+++ Raw records

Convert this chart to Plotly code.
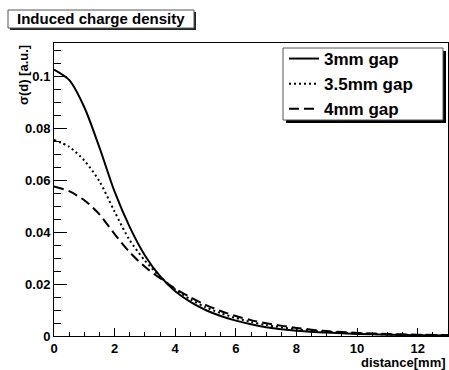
import plotly.graph_objects as go

# ---- data ----
distance = [0, 0.5, 1.0, 1.5, 2.0, 2.5, 3.0, 3.5, 4.0, 4.5, 5.0, 5.5, 6.0, 6.5,
            7.0, 8.0, 9.0, 10.0, 11.0, 12.0, 13.0]
gap_3mm = [0.1025, 0.0985, 0.0880, 0.0725, 0.0555, 0.0419, 0.0310, 0.0230,
           0.0172, 0.0131, 0.0100, 0.0077, 0.0059, 0.0045, 0.0034, 0.0020,
           0.0013, 0.0008, 0.0005, 0.0003, 0.0002]
gap_35mm = [0.0754, 0.0728, 0.0675, 0.0595, 0.0478, 0.0368, 0.0290, 0.0228,
            0.0179, 0.0141, 0.0111, 0.0088, 0.0069, 0.0054, 0.0042, 0.0026,
            0.0016, 0.0010, 0.0006, 0.0004, 0.0003]
gap_4mm = [0.0575, 0.0557, 0.0522, 0.0468, 0.0392, 0.0322, 0.0266, 0.0222,
           0.0182, 0.0149, 0.0120, 0.0096, 0.0077, 0.0061, 0.0049, 0.0031,
           0.0019, 0.0012, 0.0008, 0.0005, 0.0003]
series_names = ["3mm gap", "3.5mm gap", "4mm gap"]
x_ticks = [0, 2, 4, 6, 8, 10, 12]
y_ticks = [0, 0.02, 0.04, 0.06, 0.08, 0.1]
y_tick_labels = ["0", "0.02", "0.04", "0.06", "0.08", "0.1"]

W, H = 449, 370
L, R, T, B = 54, 1, 43, 34
PW, PH = W - L - R, H - T - B

def px(x):
    return (x - L) / PW

def py(y):
    return (H - B - y) / PH

FONT = "Liberation Sans, Arial, sans-serif"

fig = go.Figure()
styles = [dict(dash="solid"), dict(dash="2px,3px"), dict(dash="10px,5px")]
for i, (name, vals) in enumerate(zip(series_names, [gap_3mm, gap_35mm, gap_4mm])):
    fig.add_trace(go.Scatter(
        x=distance, y=vals, mode="lines", name=name,
        line=dict(color="black", width=2, shape="spline", smoothing=0.8, **styles[i]),
    ))

shapes = [
    # title box shadow + box
    dict(type="rect", xref="paper", yref="paper", x0=px(10), x1=px(196), y0=py(30), y1=py(12),
         fillcolor="#222", line=dict(width=0), layer="above"),
    dict(type="rect", xref="paper", yref="paper", x0=px(8), x1=px(194), y0=py(28), y1=py(10),
         fillcolor="white", line=dict(color="#555", width=1), layer="above"),
    # legend box shadow + box
    dict(type="rect", xref="paper", yref="paper", x0=px(286), x1=px(446), y0=py(123), y1=py(51),
         fillcolor="black", line=dict(width=0), layer="above"),
    dict(type="rect", xref="paper", yref="paper", x0=px(283), x1=px(443), y0=py(120), y1=py(48),
         fillcolor="white", line=dict(color="#555", width=1), layer="above"),
]

annotations = [
    dict(text="Induced charge density", xref="paper", yref="paper", x=px(101), y=py(19),
         xanchor="center", yanchor="middle", showarrow=False,
         font=dict(family=FONT, size=15, color="black", weight="bold")),
    dict(text="σ(d) [a.u.]", xref="paper", yref="paper", x=px(23), y=py(43),
         xanchor="center", yanchor="top", textangle=-90, showarrow=False,
         font=dict(family=FONT, size=13, color="black", weight="bold")),
    dict(text="distance[mm]", xref="paper", yref="paper", x=px(448), y=py(362),
         xanchor="right", yanchor="middle", showarrow=False,
         font=dict(family=FONT, size=13, color="black", weight="bold")),
]

fig.update_layout(
    width=W, height=H,
    margin=dict(l=L, r=R, t=T, b=B, pad=0),
    paper_bgcolor="white", plot_bgcolor="white",
    showlegend=True,
    legend=dict(x=px(284), y=py(41), xanchor="left", yanchor="top",
                bgcolor="rgba(0,0,0,0)", borderwidth=0,
                font=dict(family=FONT, size=17, color="black", weight="bold"),
                itemwidth=30, tracegroupgap=0, traceorder="normal"),
    shapes=shapes, annotations=annotations,
    xaxis=dict(range=[0, 13], tickvals=x_ticks, ticks="inside", ticklen=8, tickcolor="black",
               showline=True, linecolor="black", linewidth=1, mirror=True, showgrid=False,
               zeroline=False,
               tickfont=dict(family=FONT, size=13, color="black", weight="bold"),
               minor=dict(ticks="inside", ticklen=4, dtick=0.5, tickcolor="black", showgrid=False)),
    yaxis=dict(range=[0, 0.1127], tickvals=y_ticks, ticktext=y_tick_labels, ticks="inside",
               ticklen=13, tickcolor="black",
               showline=True, linecolor="black", linewidth=1, mirror=True, showgrid=False,
               zeroline=False,
               tickfont=dict(family=FONT, size=13, color="black", weight="bold"),
               minor=dict(ticks="inside", ticklen=7, dtick=0.005, tickcolor="black", showgrid=False)),
)

fig.write_html("out.html", config={"displayModeBar": False},
               post_script="document.body.style.margin='0';document.body.style.overflow='hidden';")
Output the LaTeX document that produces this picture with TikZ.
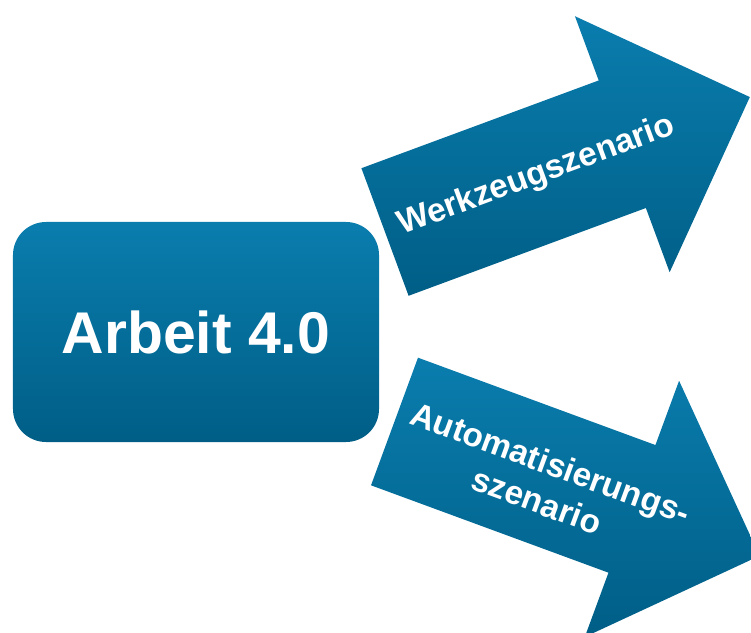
\documentclass[tikz,border=0pt]{standalone}
\usepackage{fontspec}
\setmainfont{Liberation Sans}
\usepackage{tikz}

\definecolor{hellblau}{HTML}{0A7DAE}
\definecolor{dunkelblau}{HTML}{005E86}

\tikzset{
  blau/.style={top color=hellblau, bottom color=dunkelblau, draw=none},
  kasten/.style={blau, rounded corners=0.66cm, minimum width=7.32cm,
    minimum height=4.4cm, text=white, font=\bfseries\fontsize{33.5}{40}\selectfont},
  pfeiltext/.style={text=white, align=center, inner sep=0pt,
    font=\bfseries\fontsize{19}{22.8}\selectfont}
}

\begin{document}
\begin{tikzpicture}
    \useasboundingbox (0,0) rectangle (15.02,12.64);
    \clip (0,0) rectangle (15.02,12.64);

    \node[kasten] (arbeit) at (3.92,6.0) {Arbeit 4.0};

    % oberer Pfeil
    \begin{scope}[shift={(7.70,8.00)}, rotate=20.3]
        \shade[blau] (0,-1.36) -- (5.06,-1.36) -- (5.06,-2.73) -- (7.78,0)
            -- (5.06,2.73) -- (5.06,1.36) -- (0,1.36) -- cycle;
        \node[pfeiltext, rotate=20.3] (werkzeug) at (3.23,0) {Werkzeugszenario};
    \end{scope}

    % unterer Pfeil
    \begin{scope}[shift={(7.89,4.21)}, rotate=-20.2]
        \shade[blau] (0,-1.36) -- (5.06,-1.36) -- (5.06,-2.73) -- (7.78,0)
            -- (5.06,2.73) -- (5.06,1.36) -- (0,1.36) -- cycle;
        \node[pfeiltext, rotate=-20.2] (automat) at (3.22,-0.1) {Automatisierungs-\\szenario};
    \end{scope}
\end{tikzpicture}
\end{document}
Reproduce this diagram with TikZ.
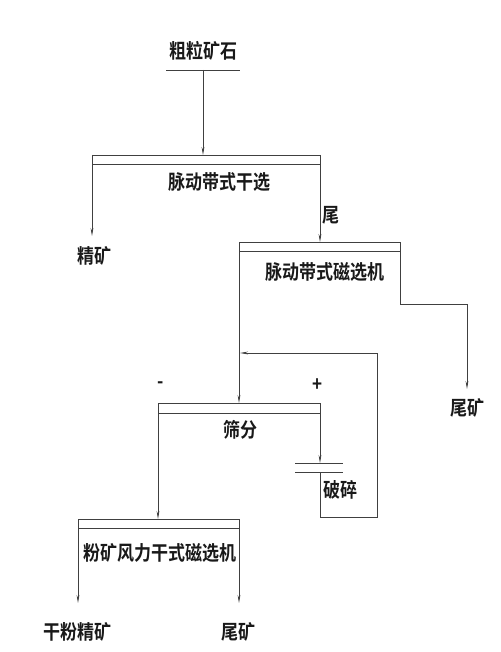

++++++

What the task requires: Choose all lines containing the string "with" and copy them out.

Result below:
Output the LaTeX document that produces this picture with TikZ.
Reproduce this diagram with TikZ.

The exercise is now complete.